BY SPNW Staff 01:57PM 01/08/2016

Former Cougar Mike Utley elected to college HOF

Former Washington State lineman Mike Utley Friday became the seventh individual with connections to the Cougars to enter the College Football Foundation Hall of Fame.

Mike Utley starred for Washingto State from 1985-88. / Washington State University

Mike Utley, a guard who earned consensus All-America honors while playing for Washington State (1985-88) University, Friday was elected to the College Football Hall of Fame, only the fourth WSU player so honored. Utley in 1988 helped lead the Cougars to their best record in 58 years and first postseason win (Aloha Bowl) since 1916.

Utley was a three-time All-Pac-10 pick who started a then school-record 43 consecutive games. He played in the Senior Bowl and East-West Shrine Game and was selected in the third round of the 1989 NFL draft by the Detroit Lions.

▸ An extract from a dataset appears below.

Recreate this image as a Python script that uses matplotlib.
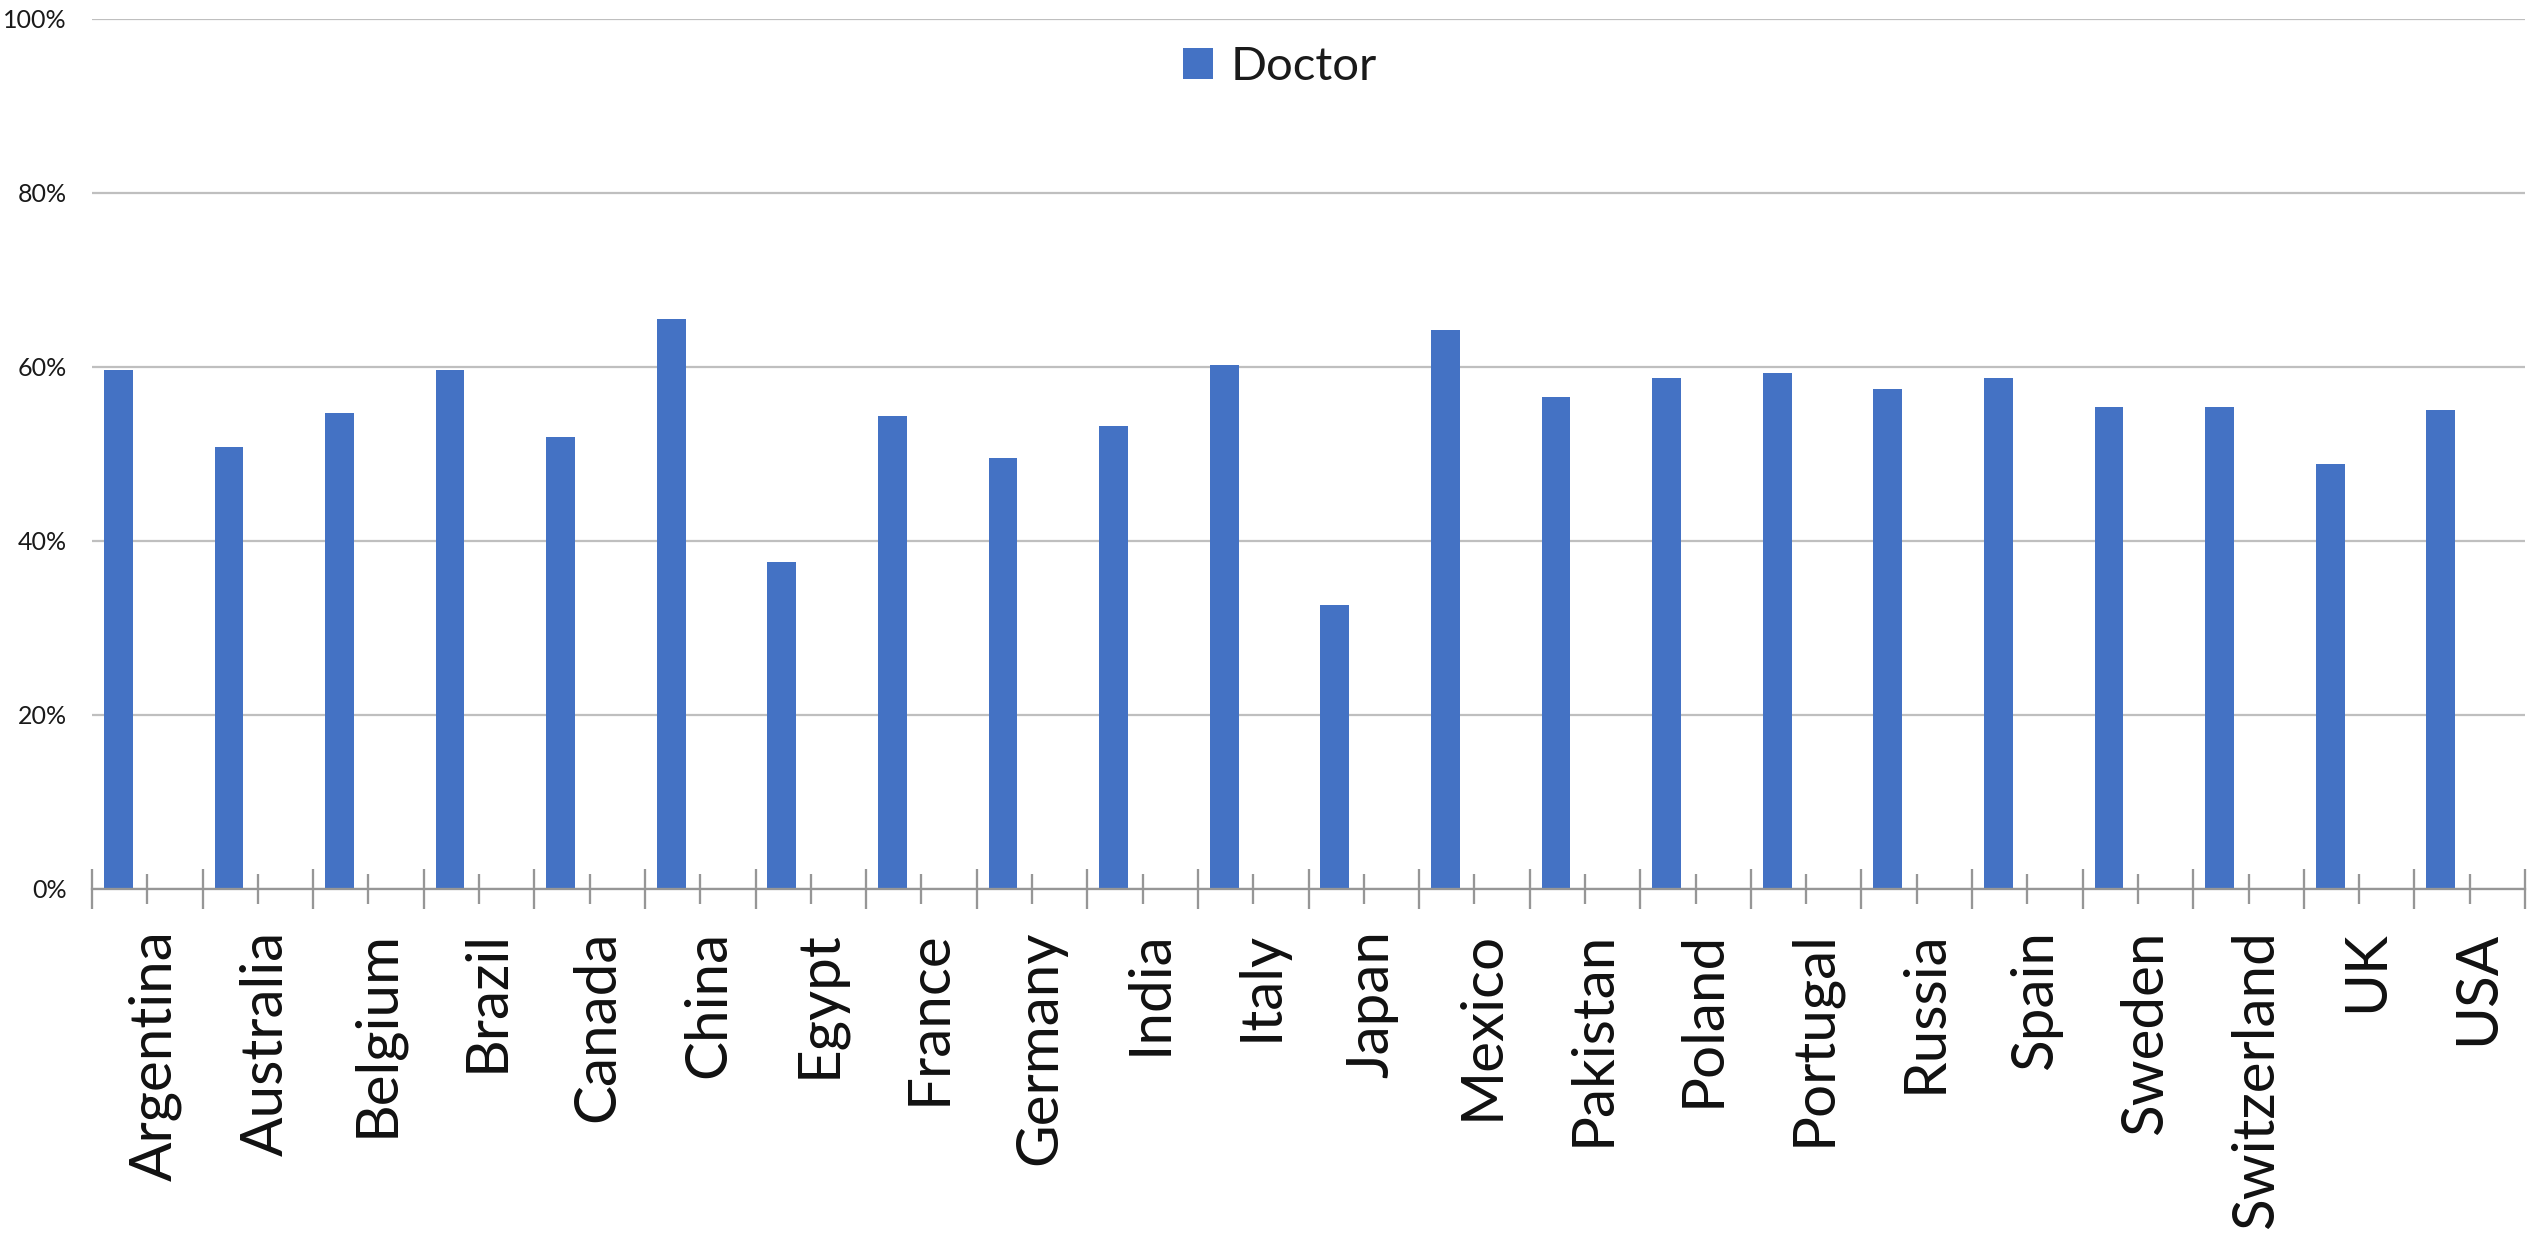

“This is very overwhelming,” said Utley. “Washington State University and head coach Jim Walden gave me an opportunity and I told him I would give 100 percent of myself. Playing for the Cougars was a wonderful experience. At the end of the day I hope I represented Washington State University in a manner my parents would be proud, and I believe I have,” said Utley.

“I speak for Cougars everywhere when I say how proud we are of Mike receiving this prestigious and well-deserved honor,” said WSU athletic director Bill Moos. “He was a dominating player and truly one of the best to ever play the game. “

Utley is the first Cougar player inducted into the Hall of Fame since running back Rueben Mayes in 2008. Additional Cougar players in the College Hall of Fame include tackle Glen “Turk” Edwards (1929-31), enshrined in 1975, and center Mel Hein (1928-30), the first Cougar to be inducted in 1954.

He also joins head coaches Orin “Babe” Hollingbery (1979), Forest “Evy” Evashevski (2000) and William “Lone Star” Dietz (2012), giving WSU seven individuals in the Hall of Fame. Hollingbery coached WSU from 1926-42, Evashevski from 1950-51 and Dietz from 1915-17.

Utley played three seasons in the NFL before suffering spinal cord injuries during a game that paralyzed him from the chest and elbows down. After years of rehab, Utley regained the use of his shoulders, arms and hands and partial use of his legs. The Lions renamed their Spirit Award the Mike Utley Spirit Award.

Utley received the Walter Camp Man of the Year Award in 2006 and the WSU Alumni Achievement Award in 2007. Washington State inducted him into its athletic Hall of Fame in 2004.

Since his paralysis, Utley has won dozens of awards for community service and his work with those who have spinal cord injuries. He established the Mike Utley Foundation in 1992, which provides research, rehab and education to those living with spinal cord injuries.

Utley provides three scholarships for patients at the Detroit Medical Center’s Rehabilitation Institute of Michigan, established the Mike Utley Center for Human Performance in Detroit, the Mike Utley Terrain Park in Englewood, CO., and the Mike Utley Terrain Training Course in Atlanta.

“My fondest memory of Washington State, and it was two different occasions, was the first time I ran out of the tunnel, in uniform, into Martin Stadium, and the last time I ran through the tunnel into Martin Stadium,” said Utley. “That was always a special feeling but those two times continue to mean a lot to me.”

Utley is joined in the 2016 Hall of Fame Class by quarterback Marlin Briscoe (Nebraska Omaha, 1964-67), linebacker Derrick Brooks (Florida State, 1991-94), linebacker Tom Cousineau (Ohio State, 1975-78), quarterback/punter Randall Cunningham (UNLV, 1982-84), tailback Troy Davis (Iowa State, 1994-96), defensive tackle William Fuller (North Carolina, 1981-83), quarterback Bert Jones (LSU, 1970-72), defensive lineman Tim Krumrie (Wisconsin, 1979-82), tight end Pat McInally (Harvard, 1972-74), defensive end Herb Orvis (Colorado, 1969-71), linebacker Bill Royce (Ohio, 1990-93), defensive back Scott Woerner (Georgia, 1977-80) and defensive back Rod Woodson (Purdue, 1983-86).